Wednesday, April 13, 2005

From Discourses to Mixed Congregations
by Venerable John Henry Newman, C.O.

Men do not become Catholics, because they have not faith. Now you may ask me, how this is saying more than that men do not believe the Catholic Church because they do not believe it; which is saying nothing at all. Our Lord, for instance, says, "He who cometh to Me shall not hunger, and he who believeth in Me shall never thirst";—to believe then and to come are the same thing. If they had faith, of course they would join the Church, for the very meaning, the very exercise of faith, is joining the Church. But I mean something more than this: faith is a state of mind, it is a particular mode of thinking and acting, which is exercised, always indeed towards God, but in very various ways. Now I mean to say, that the multitude of men in this country have not this habit or character of mind.
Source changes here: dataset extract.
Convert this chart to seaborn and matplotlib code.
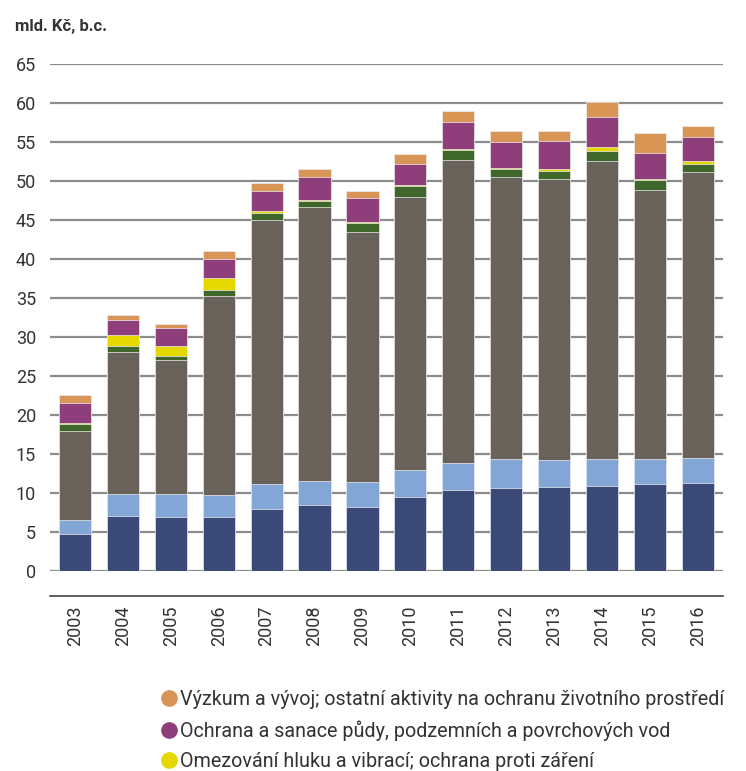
import matplotlib.pyplot as plt
import numpy as np
import pandas as pd
import seaborn as sns
from matplotlib.lines import Line2D

years = ['2003', '2004', '2005', '2006', '2007', '2008', '2009',
         '2010', '2011', '2012', '2013', '2014', '2015', '2016']

# segments from the bottom of the stack to the top (mld. Kč)
ovzdusi = [4.7, 7.05, 6.95, 6.9, 8.0, 8.4, 8.2,
           9.5, 10.4, 10.7, 10.8, 10.95, 11.1, 11.25]
odpadni_vody = [1.9, 2.85, 2.9, 2.85, 3.2, 3.1, 3.2,
                3.5, 3.5, 3.65, 3.4, 3.45, 3.3, 3.3]
odpady = [11.4, 18.2, 17.15, 25.45, 33.8, 35.2, 32.1,
          34.9, 38.8, 36.15, 36.0, 38.2, 34.5, 36.65]
biodiverzita = [0.9, 0.8, 0.6, 0.8, 0.9, 0.7, 1.1,
                1.5, 1.3, 1.1, 1.1, 1.2, 1.2, 1.0]
hluk = [0.1, 1.4, 1.3, 1.5, 0.2, 0.2, 0.1,
        0.1, 0.1, 0.1, 0.2, 0.6, 0.2, 0.3]
puda = [2.5, 1.9, 2.3, 2.5, 2.6, 2.9, 3.1,
        2.7, 3.5, 3.3, 3.6, 3.8, 3.3, 3.1]
vyzkum = [1.0, 0.6, 0.5, 1.0, 1.0, 1.0, 0.9,
          1.2, 1.4, 1.4, 1.3, 1.9, 2.5, 1.5]

series = [
    ('Ochrana ovzduší a klimatu', ovzdusi, '#3b4979'),
    ('Nakládání s odpadními vodami', odpadni_vody, '#82a6d6'),
    ('Nakládání s odpady', odpady, '#69625b'),
    ('Ochrana biodiverzity a krajiny', biodiverzita, '#3f672c'),
    ('Omezování hluku a vibrací; ochrana proti záření', hluk, '#e5d800'),
    ('Ochrana a sanace půdy, podzemních a povrchových vod', puda, '#8e3e7b'),
    ('Výzkum a vývoj; ostatní aktivity na ochranu životního prostředí',
     vyzkum, '#d99556'),
]
# only the top three entries of the legend are visible in the figure
legend_names = [s[0] for s in series[-3:]][::-1]

# cumulative tops for each layer
rows = []
tops = np.cumsum([s[1] for s in series], axis=0)
for (name, vals, color), top in zip(series, tops):
    for y, t in zip(years, top):
        rows.append((y, name, t))
df = pd.DataFrame(rows, columns=['rok', 'oblast', 'top'])

sns.set_style('white')
plt.rcParams['font.family'] = ['Roboto', 'DejaVu Sans']

fig = plt.figure(figsize=(7.46, 7.71), dpi=100)
ax = fig.add_axes([0.067, 0.2594, 0.902, 0.6576])

# draw from the top layer down so lower layers cover them
for name, vals, color in series[::-1]:
    sns.barplot(data=df[df['oblast'] == name], x='rok', y='top',
                order=years, color=color, saturation=1, width=0.67,
                edgecolor='#eeeeee', linewidth=0.5, ax=ax)

ax.set_ylim(0, 65)
ax.set_xlim(-0.52, 13.52)
ax.set_yticks(np.arange(0, 66, 5))
ax.yaxis.grid(True, color='#8c8c8c', linewidth=1.6)
ax.set_axisbelow(True)
ax.set_xlabel('')
ax.set_ylabel('')

for s in ['top', 'right', 'left']:
    ax.spines[s].set_visible(False)
ax.spines['bottom'].set_position(('outward', 18))
ax.spines['bottom'].set_color('#333333')
ax.spines['bottom'].set_linewidth(1.1)

ax.tick_params(axis='y', length=0, pad=10, labelsize=13, labelcolor='#333333')
ax.set_xticks(range(len(years)))
ax.set_xticklabels(years, rotation=90, fontsize=13, color='#333333')
ax.tick_params(axis='x', which='major', length=0, pad=7)
ax.set_xticks(np.arange(0.5, len(years) - 1, 1), minor=True)
ax.tick_params(axis='x', which='minor', length=10, direction='inout',
               color='#333333', width=1.1)

fig.text(0.02, 0.975, 'mld. Kč, b.c.', fontsize=12, fontweight='bold',
         color='#333333', va='top')

colors = {s[0]: s[2] for s in series}
handles = [Line2D([], [], marker='o', linestyle='', markersize=11,
                  markerfacecolor=colors[n], markeredgecolor=colors[n])
           for n in legend_names]
fig.legend(handles, legend_names, loc='upper left',
           bbox_to_anchor=(0.2, 0.118), frameon=False, fontsize=14.2,
           handletextpad=0.05, labelspacing=0.58, borderpad=0,
           handlelength=1.0, labelcolor='#333333')

plt.savefig('out.png', dpi=100)
plt.close()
We could conceive, for instance, their believing in their own religions, even if they did not believe in the Church; this would be faith, though a faith improperly directed; but they do not believe even their own religions; they do not believe in anything at all. It is a definite defect in their minds: as we might say that a person had not the virtue of meekness, or of liberality, or of prudence, quite independently of this or that exercise of the virtue, so there is such a religious virtue as faith, and there is such a defect as the absence of it. Now I mean to say that the great mass of men in this country have not this particular virtue called faith, have not this virtue at all. As a man might be without eyes or without hands, so they are without faith; it is a distinct want or fault in their soul; and what I say is, that since they have not this faculty of religious belief, no wonder they do not embrace that, which cannot really be embraced without it. They do not believe any teaching at all in any true sense; and therefore they do not believe the Church in particular.